Monday, 10 February 2014

Economic lessons from the sixties, still true today

Two quotes from great men speaking in the 1960s about economic injustice. Both could have been written today. Have we come so short a distance in almost 50 years?

Here's Martin Luther King, in a sermon at Ebenezer Baptist Church, Atlanta, Georgia, on 4 July 1965:
This is why we must join the war against poverty and believe in the dignity of all work. What makes a job menial? I’m tired of this stuff about menial labor. What makes it menial is that we don’t pay folk anything. Give somebody a job and pay them some money so they can live and educate their children and buy a home and have the basic necessities of life. And no matter what the job is it takes on dignity.
And George Macleod, founder of the Iona Community, talking to the Church of Scotland's General Assembly in 1968:
By all means let [them] call on the people of Britain to work hard to make sacrifices. But youth will increasingly ask: ‘For whom the work, and for whom the sacrifices?’ Is the whole world of global labour just to go on doing just that for the benefit of indifferent Mammon? It is urgent that the whole issue of international monetary finance be independently reviewed.

Sunday, 9 February 2014

Taste and See: a sermon on salt and light

Sermon preached at Duston United Reformed Church, 9 February 2014. Text: Matthew 5:13-20.

The psalmist wrote: “O taste and see that the Lord is good; happy are those who take refuge in him.” And today I’m going to talk about salt and light, the way we enable others to taste and see Jesus in our lives.

A couple of years ago, we were due to drive up to Scotland for Christmas. We hadn’t finished off all the work needing doing, and we were all a bit poorly, so we postponed the journey by a day. The next morning came, and it was snowing heavily. But we were committed to going, and the car was packed, so we set off. It was slow driving, the visibility was poor, and the roads were in danger of becoming icy. We were protected by two things: the lights of our car and those of other cars around us; and the salt which had been put down on the road. Light and salt. Salt and light.

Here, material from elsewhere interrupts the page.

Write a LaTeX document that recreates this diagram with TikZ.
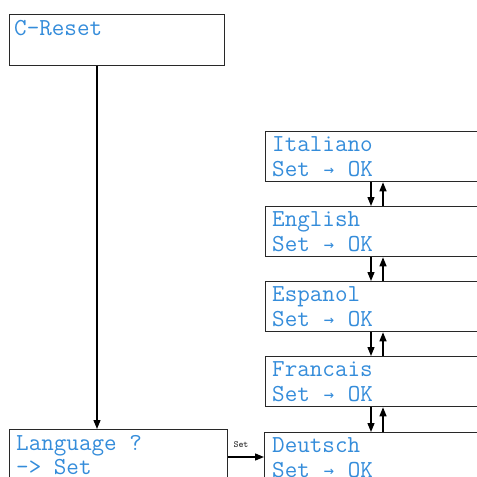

They’re familiar, everyday things. Yet they’re also metaphors, images that help us understand a particular way of being followers of Jesus. Given the winter we’ve had this year, I’ve been reflecting this week what it would mean to be umbrellas and sandbags to the world!

The trouble with metaphors is that they become an end in themselves. And the trouble with these two metaphors, about salt and light, is that they get taken out of context. Here’s a diagram about what happens when you take bits of the Bible out of context. Last Sunday at the evening service, we heard Micah’s words about seeking justice, loving mercy and walking humbly with our God. That verse is often quoted by itself, with all the rest of Micah – good solid destruction-and-repentance OT prophet stuff – being ignored.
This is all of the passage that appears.